The request: Sift the listing for lines that hold the string "uses" and pull them out.

-- START Records provided --

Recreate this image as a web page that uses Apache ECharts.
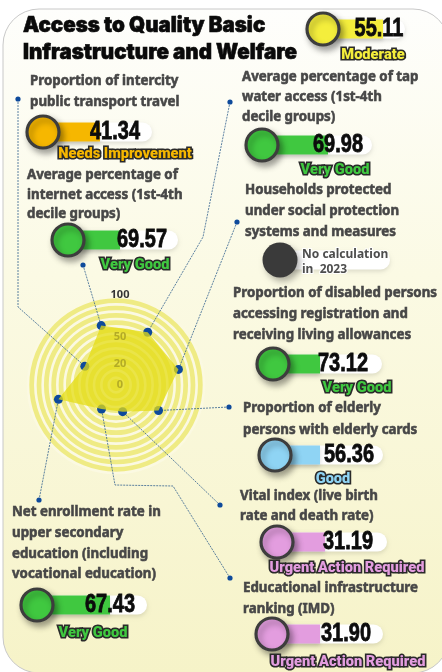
<!DOCTYPE html>
<html>
<head>
<meta charset="utf-8">
<script src="https://cdn.jsdelivr.net/npm/echarts@6/dist/echarts.min.js"></script>
<style>
html, body { margin: 0; padding: 0; background: #fff; }
#main { width: 442px; height: 672px; }
</style>
</head>
<body>
<div id="main"></div>
<script>
var chart = echarts.init(document.getElementById('main'));

// ---- data ----
var titleLines = ['Access to Quality Basic', 'Infrastructure and Welfare'];
var overallScore = 55.11;
var overallRating = 'Moderate';

var kpiNames = [
    'Proportion of intercity\npublic transport travel',
    'Average percentage of tap\nwater access (1st-4th\ndecile groups)',
    'Average percentage of\ninternet access (1st-4th\ndecile groups)',
    'Households protected\nunder social protection\nsystems and measures',
    'Proportion of disabled persons\naccessing registration and\nreceiving living allowances',
    'Proportion of elderly\npersons with elderly cards',
    'Vital index (live birth\nrate and death rate)',
    'Net enrollment rate in\nupper secondary\neducation (including\nvocational education)',
    'Educational infrastructure\nranking (IMD)'
];
var kpiScores = [41.34, 69.98, 69.57, null, 73.12, 56.36, 31.19, 67.43, 31.90];
var kpiRatings = ['Needs Improvement', 'Very Good', 'Very Good', 'No calculation\nin  2023',
    'Very Good', 'Good', 'Urgent Action Required', 'Very Good', 'Urgent Action Required'];

// radar spokes, counter-clockwise, as indexes into the kpi lists
var radarOrder = [2, 0, 7, 8, 6, 5, 4, 1];
var radarTicks = [0, 20, 50, 100];

// ---- styles ----
var ratingColors = {
    'Moderate': '#f4ee3c',
    'Needs Improvement': '#f6b700',
    'Very Good': '#40c840',
    'Good': '#8fd4f4',
    'Urgent Action Required': '#e39ddf'
};

// layout of each kpi block (same order as kpiNames)
var blocks = [
    {label: [30, 81], lh: 21, c: [43, 132], fill: 100, track: 152, num: 115, rate: [125, 154]},
    {label: [242, 77], lh: 20, c: [262, 145], fill: 328, track: 372, num: 338, rate: [335, 170]},
    {label: [27, 175], lh: 19.5, c: [68, 240], fill: 120, track: 178, num: 142, rate: [135, 265]},
    {label: [245, 190], lh: 21, c: [280, 260], fill: null, track: 390, num: null, rate: [302, 262]},
    {label: [233, 293], lh: 21, c: [273, 364], fill: 320, track: 382, num: 343, rate: [357, 388]},
    {label: [243, 408], lh: 22, c: [275, 455], fill: 320, track: 383, num: 349, rate: [333, 479]},
    {label: [240, 496], lh: 20, c: [277, 542], fill: 325, track: 387, num: 348, rate: [347, 568]},
    {label: [12, 512], lh: 20.7, c: [37, 605], fill: 110, track: 147, num: 110, rate: [93, 633]},
    {label: [243, 588], lh: 21, c: [272, 634], fill: 320, track: 383, num: 346, rate: [348, 662]}
];
var overallBlock = {c: [323, 29], fill: 383, track: 405, num: 379, rate: [373, 55]};

// connector from a label dot (with bends) to a radar spoke point
var spokeLinks = [
    {dot: [83, 265], bends: []},
    {dot: [18, 99], bends: [[18, 307]]},
    {dot: [39, 500], bends: []},
    {dot: [230, 578], bends: [[173, 486], [115, 485]]},
    {dot: [220, 505], bends: []},
    {dot: [229, 407], bends: []},
    {dot: [237, 222], bends: []},
    {dot: [230, 102], bends: [[203, 237]]}
];

var ctx = document.createElement('canvas').getContext('2d');
function textWidth(t, font) {
    ctx.font = font;
    return ctx.measureText(t).width;
}

var titleFont = '900 21px Inter, "Noto Sans", sans-serif';
var labelFont = 'bold 15px "Noto Sans", sans-serif';
var numFont = 'bold 25px "Liberation Sans", Arial, sans-serif';
var rateFont = '900 14px Roboto, "Noto Sans", sans-serif';
var titleScale = 274 / textWidth(titleLines[1], titleFont);
var labelScale = 204 / textWidth('Proportion of disabled persons', labelFont);
var numScale = 50 / textWidth('41.34', numFont);
var rateScale = 155 / textWidth('Urgent Action Required', rateFont);

var radarValues = radarOrder.map(function (i) { return kpiScores[i]; });

chart.setOption({
    animation: false,
    radar: {
        z: 0,
        center: [116, 385],
        radius: 88,
        startAngle: 104,
        shape: 'circle',
        splitNumber: 12,
        indicator: radarOrder.map(function (i) {
            return {name: kpiNames[i], min: 0, max: 100};
        }),
        axisName: {show: false},
        axisLine: {show: false},
        axisTick: {show: false},
        axisLabel: {show: false},
        splitLine: {lineStyle: {color: '#fbf9e2', width: 2.6}},
        splitArea: {areaStyle: {color: ['#efeb84', '#efeb84']}}
    },
    series: [
        {
            // spoke points, sitting under the area
            type: 'radar',
            z: 2,
            silent: true,
            symbol: 'circle',
            symbolSize: 9,
            itemStyle: {color: '#0e4a9b'},
            lineStyle: {width: 0, opacity: 0},
            data: [{value: radarValues}]
        },
        {
            type: 'radar',
            z: 3,
            silent: true,
            symbol: 'none',
            lineStyle: {width: 0, opacity: 0},
            areaStyle: {color: 'rgba(228,220,20,0.75)', opacity: 1},
            data: [{value: radarValues}]
        }
    ]
});

// spoke points through the radar's own coordinate system
var radarCS = chart.getModel().getComponent('radar').coordinateSystem;
function spokePoint(idx) {
    return radarCS.dataToPoint(radarValues[idx], idx);
}

var g = [];
g.push({
    type: 'rect', z: -10,
    shape: {x: 3, y: 9, width: 446, height: 664, r: 36},
    style: {
        fill: {type: 'linear', x: 0, y: 0, x2: 0, y2: 1, colorStops: [
            {offset: 0, color: '#fefefc'}, {offset: 0.4, color: '#fbfae4'}, {offset: 1, color: '#f6f3c8'}]},
        stroke: '#c8c8c8', lineWidth: 1
    }
});

titleLines.forEach(function (t, i) {
    g.push({type: 'text', z: 20, x: 23, y: 26 + i * 27, scaleX: titleScale,
        style: {text: t, font: titleFont, fill: '#0a0a0a', stroke: '#0a0a0a', lineWidth: 0.6,
            align: 'left', verticalAlign: 'middle'}});
});

// ring labels along the vertical
radarTicks.forEach(function (v) {
    var r = radarCS.r * v / 100;
    g.push({type: 'text', z: 5, x: radarCS.cx + 4, y: radarCS.cy - r - (v === 100 ? 2 : (v === 0 ? 0 : 4)),
        style: {text: String(v), font: 'bold 11px "Noto Sans", sans-serif',
            fill: v === 100 ? '#333' : '#b3ab26', align: 'center', verticalAlign: 'middle'}});
});

// connectors
spokeLinks.forEach(function (link, idx) {
    var pts = [link.dot].concat(link.bends);
    var p = spokePoint(idx);
    pts.push([p[0], p[1]]);
    g.push({type: 'polyline', z: 1, silent: true, shape: {points: pts},
        style: {stroke: '#33628f', lineWidth: 0.8, lineDash: [2, 1], fill: null}});
    g.push({type: 'circle', z: 20, shape: {cx: link.dot[0], cy: link.dot[1], r: 2.6},
        style: {fill: '#0e4a9b'}});
});

function ratingText(x, y, text, color) {
    g.push({type: 'text', z: 21, x: x, y: y, scaleX: rateScale,
        style: {text: text, font: rateFont, fill: '#2a2a2a', stroke: '#2a2a2a', lineWidth: 3.2,
            lineJoin: 'round', align: 'center', verticalAlign: 'middle'}});
    g.push({type: 'text', z: 22, x: x, y: y, scaleX: rateScale,
        style: {text: text, font: rateFont, fill: color, align: 'center', verticalAlign: 'middle'}});
}

function gauge(b, score, rating) {
    var cx = b.c[0], cy = b.c[1];
    var color = ratingColors[rating];
    g.push({type: 'rect', z: 10, shape: {x: cx, y: cy - 9.5, width: b.track - cx, height: 19, r: 9.5},
        style: {fill: '#fff', shadowBlur: 4, shadowOffsetY: 2, shadowColor: 'rgba(0,0,0,0.12)'}});
    if (score != null) {
        g.push({type: 'rect', z: 11, shape: {x: cx, y: cy - 9.5, width: b.fill - cx, height: 19},
            style: {fill: color, shadowBlur: 4, shadowOffsetY: 2, shadowColor: 'rgba(0,0,0,0.15)'}});
        g.push({type: 'text', z: 12, x: b.num, y: cy, scaleX: numScale, scaleY: 1.05,
            style: {text: score.toFixed(2), font: numFont, fill: '#0c0c0c', stroke: '#0c0c0c',
                lineWidth: 0.8, align: 'center', verticalAlign: 'middle'}});
        g.push({type: 'circle', z: 13, shape: {cx: cx, cy: cy, r: 16},
            style: {fill: color, stroke: '#3d3d3d', lineWidth: 3.2,
                shadowBlur: 6, shadowOffsetX: 3, shadowOffsetY: 4, shadowColor: 'rgba(0,0,0,0.35)'}});
        ratingText(b.rate[0], b.rate[1], rating, color);
    } else {
        g.push({type: 'circle', z: 13, shape: {cx: cx, cy: cy, r: 17.5},
            style: {fill: '#3a3a3a', shadowBlur: 6, shadowOffsetX: 3, shadowOffsetY: 4,
                shadowColor: 'rgba(0,0,0,0.3)'}});
        g.push({type: 'text', z: 14, x: b.rate[0], y: b.rate[1],
            style: {text: rating, font: 'bold 12px "Noto Sans", sans-serif', fill: '#4d4d4d',
                stroke: '#fff', lineWidth: 2, lineHeight: 15, align: 'left', verticalAlign: 'middle'}});
    }
}

gauge(overallBlock, overallScore, overallRating);

blocks.forEach(function (b, i) {
    var lines = kpiNames[i].split('\n');
    lines.forEach(function (t, k) {
        g.push({type: 'text', z: 20, x: b.label[0], y: b.label[1] + k * b.lh, scaleX: labelScale,
            style: {text: t, font: labelFont, fill: '#474747', stroke: '#474747', lineWidth: 0.6,
                align: 'left', verticalAlign: 'middle'}});
    });
    gauge(b, kpiScores[i], kpiRatings[i]);
});

chart.setOption({graphic: {elements: g}});
</script>
</body>
</html>
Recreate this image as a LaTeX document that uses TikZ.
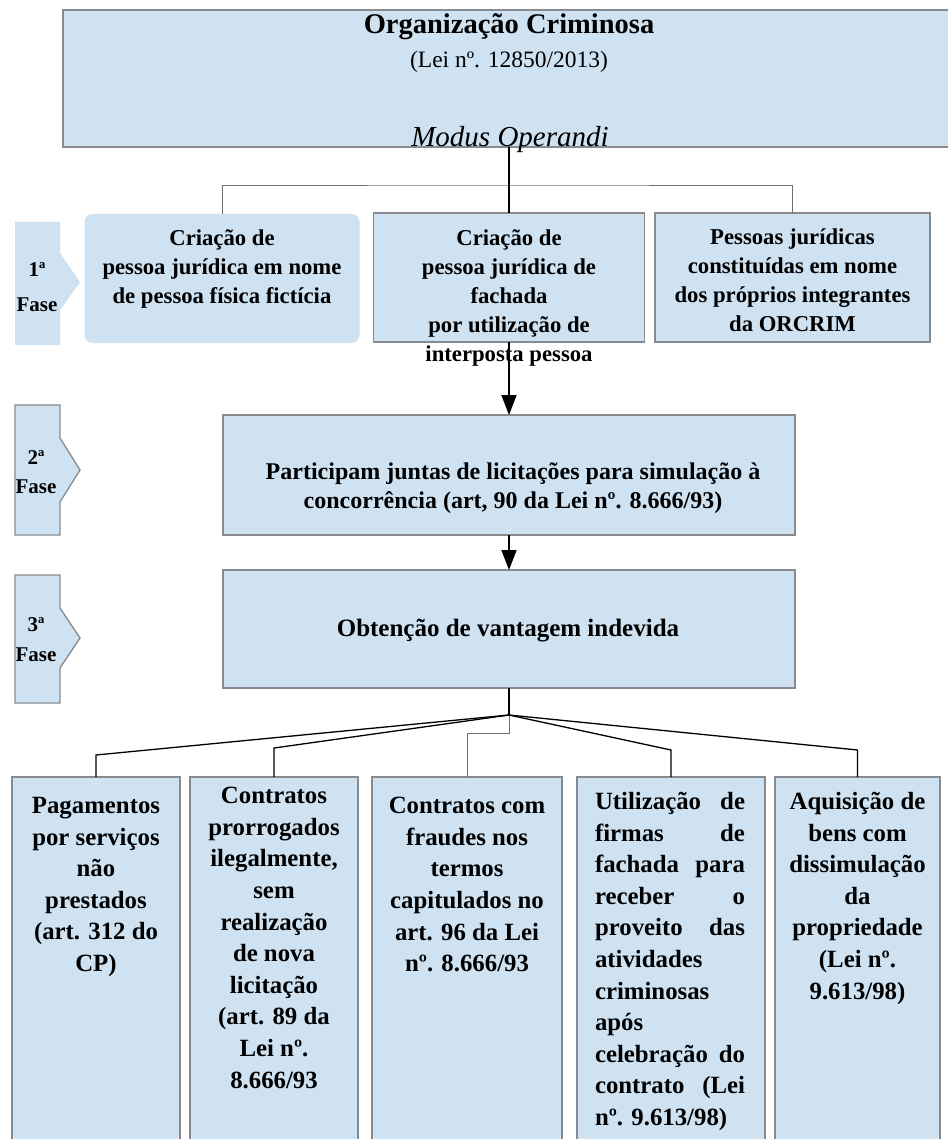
\documentclass[tikz,border=0pt]{standalone}
\usepackage{fontspec}
\setmainfont{Liberation Serif}
\usetikzlibrary{arrows.meta}
\definecolor{boxfill}{RGB}{206,226,242}
\definecolor{boxline}{RGB}{135,139,143}
\definecolor{thinline}{RGB}{110,110,110}
\begin{document}
\begin{tikzpicture}[x=1pt,y=-1pt,
  box/.style={draw=boxline, line width=1.3pt, fill=boxfill, inner sep=0pt, outer sep=0pt},
  fillonly/.style={draw=none, fill=boxfill, inner sep=0pt, outer sep=0pt},
  tone/.style={font=\bfseries\fontsize{22.7}{29}\selectfont, align=center, inner sep=0pt, anchor=north},
  ttwo/.style={font=\bfseries\fontsize{24}{29}\selectfont, align=center, inner sep=0pt, anchor=north},
  tbot/.style={font=\bfseries\fontsize{24.8}{31.6}\selectfont, align=center, inner sep=0pt, anchor=north},
  phase/.style={font=\bfseries\fontsize{21}{29}\selectfont, align=center, inner sep=0pt},
  blk/.style={draw=black, line width=1.6pt},
  gry/.style={draw=thinline, line width=0.9pt},
  arr/.style={-{Triangle[length=20pt,width=15pt]}}
]
\useasboundingbox (0,0) rectangle (947,1139);
\fill[white] (0,0) rectangle (947,1139);

% top box
\node[box, minimum width=892pt, minimum height=137pt] (org) at (509,78.5) {};
\node[font=\bfseries\fontsize{28.5}{32}\selectfont, inner sep=0pt] (title) at (509,27) {Organização Criminosa};
\node[font=\fontsize{23.5}{27}\selectfont, inner sep=0pt] (lei) at (509,62) {(Lei nº. 12850/2013)};
\node[font=\itshape\fontsize{29}{32}\selectfont, anchor=base, inner sep=0pt] (modus) at (510,147) {Modus Operandi};

% phase shapes
\fill[boxfill] (15,222) -- (60,222) -- (60,253) -- (80,282) -- (60,310) -- (60,345) -- (15,345) -- cycle;
\node[phase, font=\bfseries\fontsize{21}{35}\selectfont] (f1) at (37,287) {1ª\\Fase};
\draw[boxline, line width=1.3pt, fill=boxfill] (15,405) -- (60,405) -- (60,438) -- (80,470) -- (60,502) -- (60,535) -- (15,535) -- cycle;
\node[phase] (f2) at (36,472) {2ª\\Fase};
\draw[boxline, line width=1.3pt, fill=boxfill] (15,575) -- (60,575) -- (60,608) -- (80,638) -- (60,668) -- (60,703) -- (15,703) -- cycle;
\node[phase, font=\bfseries\fontsize{21}{30}\selectfont] (f3) at (36,640) {3ª\\Fase};

% first phase boxes
\node[fillonly, rounded corners=8pt, minimum width=275pt, minimum height=129pt] (p1a) at (222,278.5) {};
\node[box, minimum width=271pt, minimum height=129pt] (p1b) at (509,277.5) {};
\node[box, minimum width=275pt, minimum height=129pt] (p1c) at (792.5,277.5) {};
\node[tone] (t1a) at (222,229) {Criação de\\pessoa jurídica em nome\\de pessoa física fictícia};
\node[tone] (t1b) at (509,229) {Criação de\\pessoa jurídica de\\fachada\\por utilização de\\interposta pessoa};
\node[tone] (t1c) at (792.5,229) {Pessoas jurídicas\\constituídas em nome\\dos próprios integrantes\\da ORCRIM};

% second and third phase
\node[box, minimum width=572pt, minimum height=120pt] (p2) at (509,475) {};
\node[ttwo] (t2) at (513,463) {Participam juntas de licitações para simulação à\\concorrência (art, 90 da Lei nº. 8.666/93)};
\node[box, minimum width=572pt, minimum height=118pt] (p3) at (509,629) {};
\node[font=\bfseries\fontsize{25}{30}\selectfont, inner sep=0pt] (t3) at (508,631) {Obtenção de vantagem indevida};

% bottom boxes
\node[box, anchor=north, minimum width=168pt, minimum height=380pt] (b1) at (96,777) {};
\node[box, anchor=north, minimum width=168pt, minimum height=380pt] (b2) at (274,777) {};
\node[box, anchor=north, minimum width=190pt, minimum height=380pt] (b3) at (467,777) {};
\node[box, anchor=north, minimum width=188pt, minimum height=380pt] (b4) at (671,777) {};
\node[box, anchor=north, minimum width=165pt, minimum height=380pt] (b5) at (857.5,777) {};

\node[tbot] (tb1) at (96,797) {Pagamentos\\por serviços\\não\\prestados\\(art. 312 do\\CP)};
\node[tbot] (tb2) at (274,787) {Contratos\\prorrogados\\ilegalmente,\\sem\\realização\\de nova\\licitação\\(art. 89 da\\Lei nº.\\8.666/93};
\node[tbot] (tb3) at (467,797) {Contratos com\\fraudes nos\\termos\\capitulados no\\art. 96 da Lei\\nº. 8.666/93};
\node[tbot, align=left] (tb4) at (670,792) {\makebox[150pt][s]{Utilização de}\\\makebox[150pt][s]{firmas de}\\\makebox[150pt][s]{fachada para}\\\makebox[150pt][s]{receber o}\\\makebox[150pt][s]{proveito das}\\atividades\\criminosas\\após\\\makebox[150pt][s]{celebração do}\\\makebox[150pt][s]{contrato (Lei}\\nº. 9.613/98)};
\node[tbot] (tb5) at (857.5,792) {Aquisição de\\bens com\\dissimulação\\da\\propriedade\\(Lei nº.\\9.613/98)};

% connectors top
\coordinate (j1) at (509,185);
\draw[gry] (p1a.north) |- (j1) -| (p1c.north);
\draw[blk] (org.south) -- (p1b.north);
\draw[blk, arr] (p1b.south) -- (p2.north);
\draw[blk, arr] (p2.south) -- (p3.north);

% connectors bottom
\coordinate (j2) at (509,715);
\coordinate (k1) at (96,755);
\coordinate (k2) at (274,748);
\coordinate (k3) at (509,733);
\coordinate (k4) at (671,750);
\coordinate (k5) at (857.5,750);
\draw[blk] (p3.south) -- (j2);
\draw[blk, line width=1.3pt] (j2) -- (k1) -- (b1.north);
\draw[blk, line width=1.3pt] (j2) -- (k2) -- (b2.north);
\draw[gry] (j2) -- (k3) -| (b3.north);
\draw[blk, line width=1.3pt] (j2) -- (k4) -- (b4.north);
\draw[blk, line width=1.3pt] (j2) -- (k5) -- (b5.north);
\end{tikzpicture}
\end{document}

-- END Records provided --

Completed task:
Recreate this image as a web page that uses Apache ECharts.
Recreate this image as a LaTeX document that uses TikZ.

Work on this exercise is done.